The goal of this retrieval task is to provide background news articles. Given a source article, the retrieval system should find background articles that provide valuable context to the supplement source article. These background articles are graded for relevance using a 0-4 scale:

  • 0 – The linked document provides little or no useful background information.
  • 1 – The linked document provides some useful background or contextual information that would help the user understand the broader story context of the query article.
  • 2 – The document provides significantly useful background
  • 3 – The document provides essential useful background
  • 4 – The document MUST appear in the sidebar otherwise critical context is missing.

The grades for the top five articles are then rolled up in a single nDCG@5 summary score for each source article.

TREC, like other machine-learning competitions, requires submissions that are blind. So we had to use the data from 2019 competition to evaluate our strategies. That is the data that is reported here.

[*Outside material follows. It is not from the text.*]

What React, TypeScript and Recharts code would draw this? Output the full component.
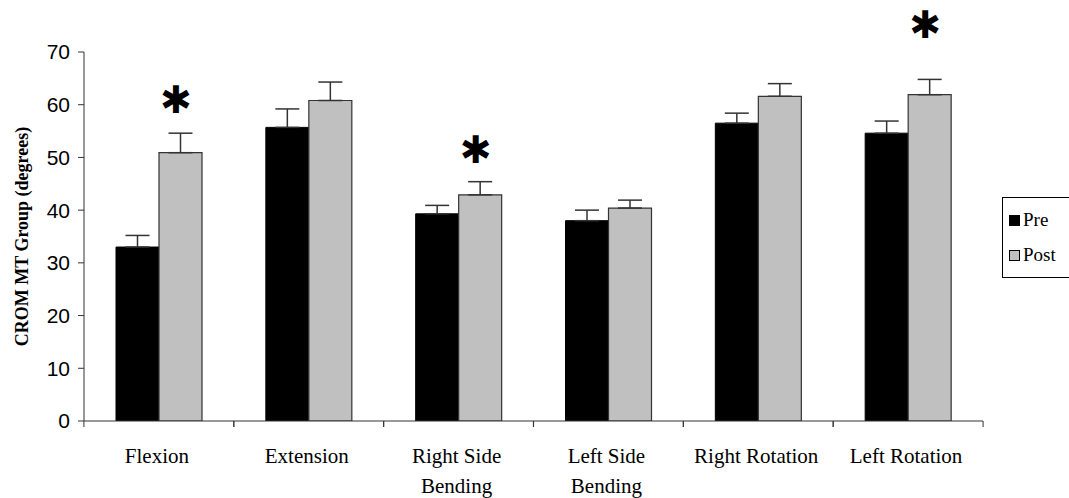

There were originally 60 topics (source articles) used in the 2019’s News track evaluation. Due to formatting issues, we dropped 5 of these because the source article didn’t make it into the index. Each strategy is run on all 55 of the remaining topics.

And the winner is…

Strategies for TREC News will be evaluated based on the mean of the nDCG@5 across all of the topics, so that’s what are using here. This plot shows the overall performance of our 4 strategies (x-axis) using nDCG@5 (y-axis) as the evaluation metric. Each of our 55 test topics is shown as a single dot in each strategy. The 95% mean confidence interval is shown as a crossbar and the observed mean values are reported in the labels.

There is a steady trend of increasing retrieval performance as new components are layered onto the strategy. The changes are never massive, but that is a testament to how good Elasticsearch is. Even out of the box MLT (base) performs almost as well as our “Cadillac” strategy (tune_ners_embed). Search system improvements are often small and incremental like this, but we still want to incorporate new components if they are making search better.

To understand how strategies perform relative to one another within a given topic, we wanted to visualize performance across each topic. In this plot we show each strategy as a colored line across the 54 topics (x-axis) and again use nDCG@5 (y-axis) as the evaluation metric. At each topic there is dot that is colored based on the best performing strategy for that topic. In cases when multiple strategies tied for the best nDCG@5value, we consider the simplest strategy as the best performing one. So if mlt_base is tied with mlt_tune for best score, then mlt_base is considered the winner for that topic.

There are lots of topics where multiple strategies have similar performance. Overall there are many more green dots, indicating base was the simplest and best performing strategy for that topic. But there are several noticeable wins for our embeddings strategy (tune_ners_embed), topics 826 and 869. In these topics adding sentence embedding to the retrieval process provided a substantial performance lift.

This bar chart tallies the winning strategy for each topics where the best nDCG@5 value was greater than zero.

This confirms what we saw in the line chart above, out of the box MLT (base) does a good job. Building out strategies on top of MLT does help, so that was a good decision. We were able to improve performance with tuning and enrichment (ners & embedding) but not massively. Keep in mind this is an accuracy contest, we are not giving any consideration to query times. If we were, then base would probably be the best blend of accuracy and speed.

Elasticsearch is slick and embeddings are on the way

Elasticsearch is a highly optimized piece of software. It has sensible and robust default settings, that performed relatively well out of the box on this retrieval task. While were able to squeeze out better performance by tuning the settings and enriching our index, it’s important to consider the value/effort trade-off in doing so, especially with language embeddings.

Language embedding offers something novel and complementary to the dominant BM-25 based retrieval methods like MLT queries. Because of this there is a lot of hype-buzz around incorporating them into search systems. But the big search systems of today (Elasticsearch and Solr) were not built with embeddings in mind. The rush to retrofit these search engines with a first class embedding toolkit has begun. It’s an exciting time to be involved in search.

What’s next for TREC

Now we hope that this performance carries forward to the topics for 2020. We will get our submission’s performance before that and there will be another post in this series.

The actual conference will be virtual this year November 16th-20th. While we will get some preliminary results at the conference about how other non-OSC submissions faired, we have to wait until early 2021 to get the full dump of everything. One more good reason to look forward to 2021.